Frequently Asked Questions

Should I replace all my REST APIs with gRPC?

No. Keep public-facing APIs as REST (broad compatibility, easy debugging with curl) and use gRPC for internal service-to-service communication. gRPC’s tooling ecosystem is weaker for external developers, and browsers cannot call gRPC directly without a proxy. The migration path is: identify high-traffic internal APIs, create .proto contracts, deploy gRPC services behind your existing gateway, and gradually shift traffic.

How do I handle errors in gRPC?

gRPC uses status codes (NOT_FOUND, INVALID_ARGUMENT, UNAVAILABLE, etc.) instead of HTTP status codes. Always map business errors to appropriate gRPC codes; do not return OK with an error message in the payload. Implement retry logic on the client for UNAVAILABLE and DEADLINE_EXCEEDED, but not for INVALID_ARGUMENT (retrying a bad request is wasted work). Use deadline propagation: if a client gives you 500ms, forward a shorter deadline to downstream services.

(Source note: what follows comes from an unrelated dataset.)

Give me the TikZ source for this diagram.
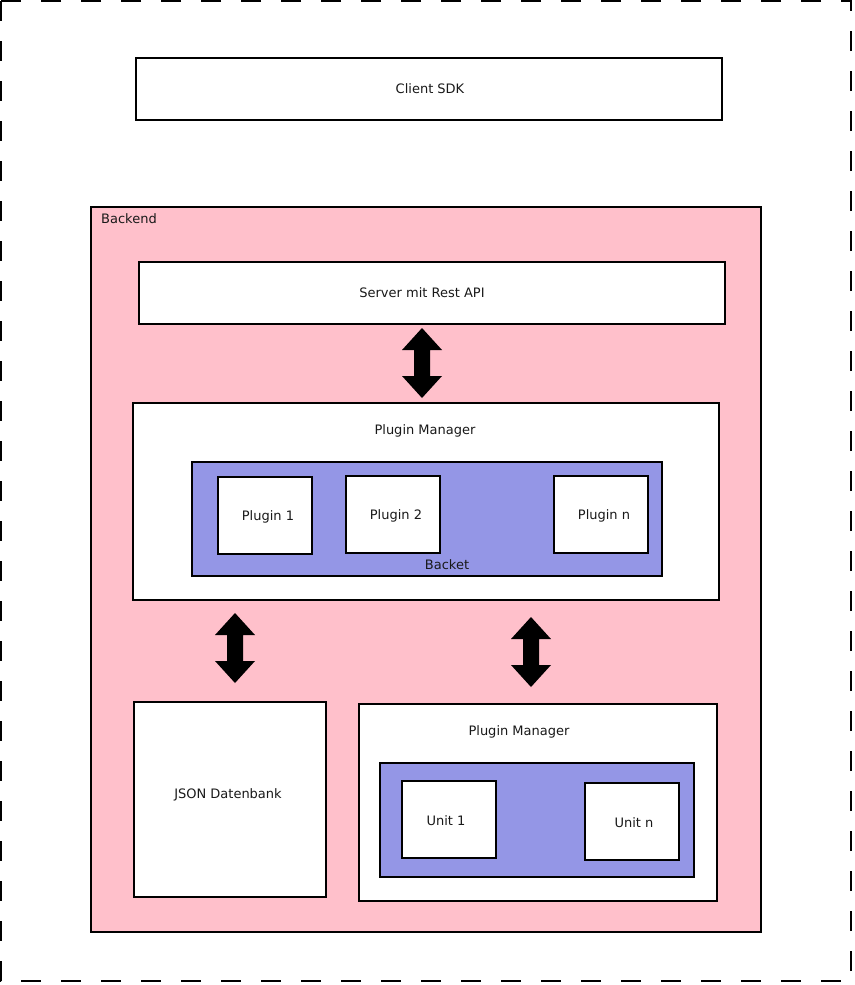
\documentclass[tikz,border=0pt]{standalone}
\usepackage{fontspec}
\setmainfont{DejaVu Sans}
\definecolor{pinkbg}{RGB}{255,192,203}
\definecolor{backet}{RGB}{148,150,230}
\begin{document}
\begin{tikzpicture}[x=1pt,y=-1pt,
  box/.style={draw=black,line width=2pt,fill=white},
  lbl/.style={font=\fontsize{13}{15}\selectfont,inner sep=0pt,text=black!90},
  dblarrow/.pic={\fill[black] (0,-35) -- (20,-13) -- (8,-13) -- (8,13) -- (20,13) -- (0,35) -- (-20,13) -- (-8,13) -- (-8,-13) -- (-20,-13) -- cycle;}]
\useasboundingbox (0,0) rectangle (854,985);
\draw[line width=2pt,dash pattern=on 20pt off 20pt] (1,1) rectangle (851,981);
% Client SDK
\draw[box] (136,58) rectangle (722,120);
\node[lbl] (client) at (430,89) {Client SDK};
% Backend
\draw[line width=2pt,fill=pinkbg] (91,207) rectangle (761,932);
\node[lbl,anchor=west] (backend) at (101,219) {Backend};
% Server
\draw[box] (139,262) rectangle (725,324);
\node[lbl] (server) at (422,293) {Server mit Rest API};
\pic at (422,363) {dblarrow};
% Plugin Manager
\draw[box] (133,403) rectangle (719,600);
\node[lbl] (pm1) at (425,431) {Plugin Manager};
\draw[line width=2pt,fill=backet] (192,462) rectangle (662,576);
\node[lbl] (backet) at (447,565) {Backet};
\draw[box] (218,477) rectangle (312,554);
\node[lbl] (p1) at (268,517) {Plugin 1};
\draw[box] (346,476) rectangle (440,553);
\node[lbl] (p2) at (396,516) {Plugin 2};
\draw[box] (554,476) rectangle (648,553);
\node[lbl] (pn) at (604,516) {Plugin n};
% arrows
\pic at (235,648) {dblarrow};
\pic at (531,652) {dblarrow};
% JSON
\draw[box] (134,702) rectangle (326,897);
\node[lbl] (json) at (228,795) {JSON Datenbank};
% Plugin Manager 2
\draw[box] (359,704) rectangle (717,901);
\node[lbl] (pm2) at (519,732) {Plugin Manager};
\draw[line width=2pt,fill=backet] (380,763) rectangle (694,877);
\draw[box] (402,781) rectangle (496,858);
\node[lbl] (u1) at (446,821) {Unit 1};
\draw[box] (585,783) rectangle (679,860);
\node[lbl] (un) at (634,823) {Unit n};
\end{tikzpicture}
\end{document}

What about gRPC vs GraphQL for microservices?

gRPC and GraphQL serve different layers. gRPC is for service-to-service communication: fast, typed, binary. GraphQL is for client-facing aggregation: flexible, discoverable, JSON. A common architecture is: browser/mobile → GraphQL gateway → gRPC microservices → databases. Do not use GraphQL between services; the flexibility is unnecessary overhead and the N+1 problem is worse at the service layer. Use gRPC for the “last mile” between your gateway and backend services.